- _What to work on_
Only the lines from the start of the data to the line containing "import numpy as np", both included, should be output, exactly and without pictures.

** begin Provided data **

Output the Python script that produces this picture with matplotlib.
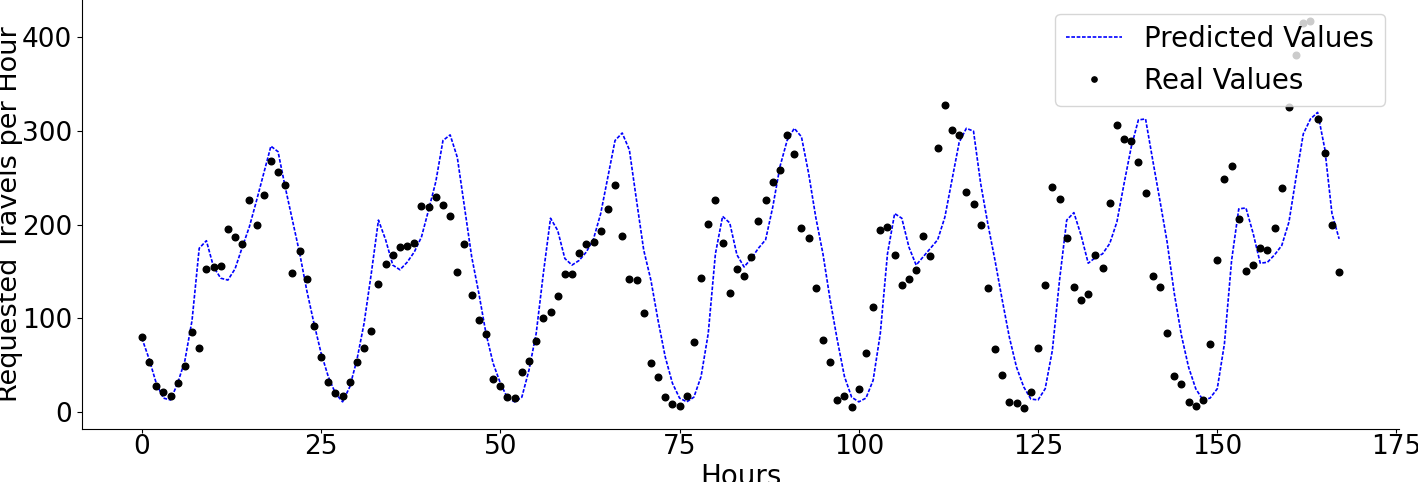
import matplotlib
matplotlib.use('Agg')
import matplotlib.pyplot as plt
import numpy as np

# hourly values (168 hours)
real_values = [
    80, 54, 28, 21, 17, 31, 49, 86, 68, 153, 155, 156, 195, 187, 180, 226, 200, 232, 268, 256,
    242, 149, 172, 142, 92, 59, 32, 20, 17, 32, 53, 69, 87, 137, 158, 168, 176, 177, 181, 220,
    219, 230, 221, 209, 150, 180, 125, 98, 83, 35, 28, 16, 15, 43, 55, 76, 101, 107, 124, 148,
    148, 170, 180, 182, 193, 217, 242, 188, 142, 141, 106, 52, 38, 16, 9, 7, 17, 75, 143, 201,
    227, 181, 127, 153, 145, 166, 204, 226, 246, 258, 296, 276, 197, 186, 132, 77, 53, 13, 17, 6,
    25, 63, 112, 194, 198, 168, 136, 142, 152, 188, 167, 282, 328, 301, 296, 235, 222, 200, 132, 67,
    40, 11, 10, 4, 21, 68, 136, 240, 228, 186, 134, 120, 126, 168, 154, 223, 307, 292, 289, 267,
    234, 145, 134, 84, 39, 30, 11, 7, 13, 73, 162, 249, 263, 206, 151, 157, 175, 173, 197, 239,
    326, 381, 415, 418, 313, 277, 200, 150,
]
predicted_values = [
    79, 57, 31, 15, 13, 31, 55, 98, 175, 183, 155, 143, 141, 153, 176, 198, 226, 255, 284, 278,
    240, 205, 170, 130, 95, 63, 38, 20, 11, 27, 56, 95, 148, 205, 184, 157, 152, 160, 171, 187,
    216, 246, 290, 296, 272, 219, 166, 127, 84, 52, 31, 15, 11, 16, 45, 84, 148, 207, 194, 164,
    157, 162, 171, 185, 212, 251, 290, 298, 280, 226, 173, 141, 98, 59, 31, 15, 11, 16, 38, 84,
    169, 209, 202, 168, 155, 164, 175, 184, 219, 262, 290, 303, 294, 255, 208, 169, 120, 77, 38, 16,
    11, 15, 34, 84, 169, 212, 207, 176, 157, 166, 175, 184, 208, 248, 288, 303, 300, 244, 201, 162,
    120, 80, 48, 27, 14, 13, 25, 66, 141, 205, 213, 189, 159, 165, 169, 180, 203, 244, 283, 312,
    313, 269, 226, 182, 127, 82, 48, 25, 13, 15, 25, 73, 162, 217, 218, 191, 159, 160, 168, 178,
    203, 251, 297, 313, 320, 281, 212, 185,
]
hours = np.arange(len(real_values))

fig = plt.figure(figsize=(14.18, 4.82), dpi=100)
ax = fig.add_axes([82 / 1418, 53 / 482, 1317 / 1418, 429 / 482])

ax.plot(hours, predicted_values, color='b', linestyle='--', dashes=(2.2, 1.0),
        linewidth=1.2, label='Predicted Values')
ax.plot(hours, real_values, 'k.', markersize=9.5, label='Real Values')

ax.set_ylim(-18, 440)
ax.set_xticks([0, 25, 50, 75, 100, 125, 150, 175])
ax.set_yticks([0, 100, 200, 300, 400])
ax.tick_params(labelsize=19)
ax.tick_params(axis='x', length=3, pad=0.5)
ax.spines['top'].set_visible(False)
ax.spines['right'].set_visible(False)

ax.set_xlabel('Hours', fontsize=20, labelpad=2)
ax.set_ylabel('Requested Travels per Hour', fontsize=19.5, labelpad=-1)
ax.legend(loc='upper right', fontsize=20, markerscale=0.8)

fig.savefig('out.png', dpi=100)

** end Provided data **

- _Response to this exercise_
Output the Python script that produces this picture with matplotlib.
import matplotlib
matplotlib.use('Agg')
import matplotlib.pyplot as plt
import numpy as np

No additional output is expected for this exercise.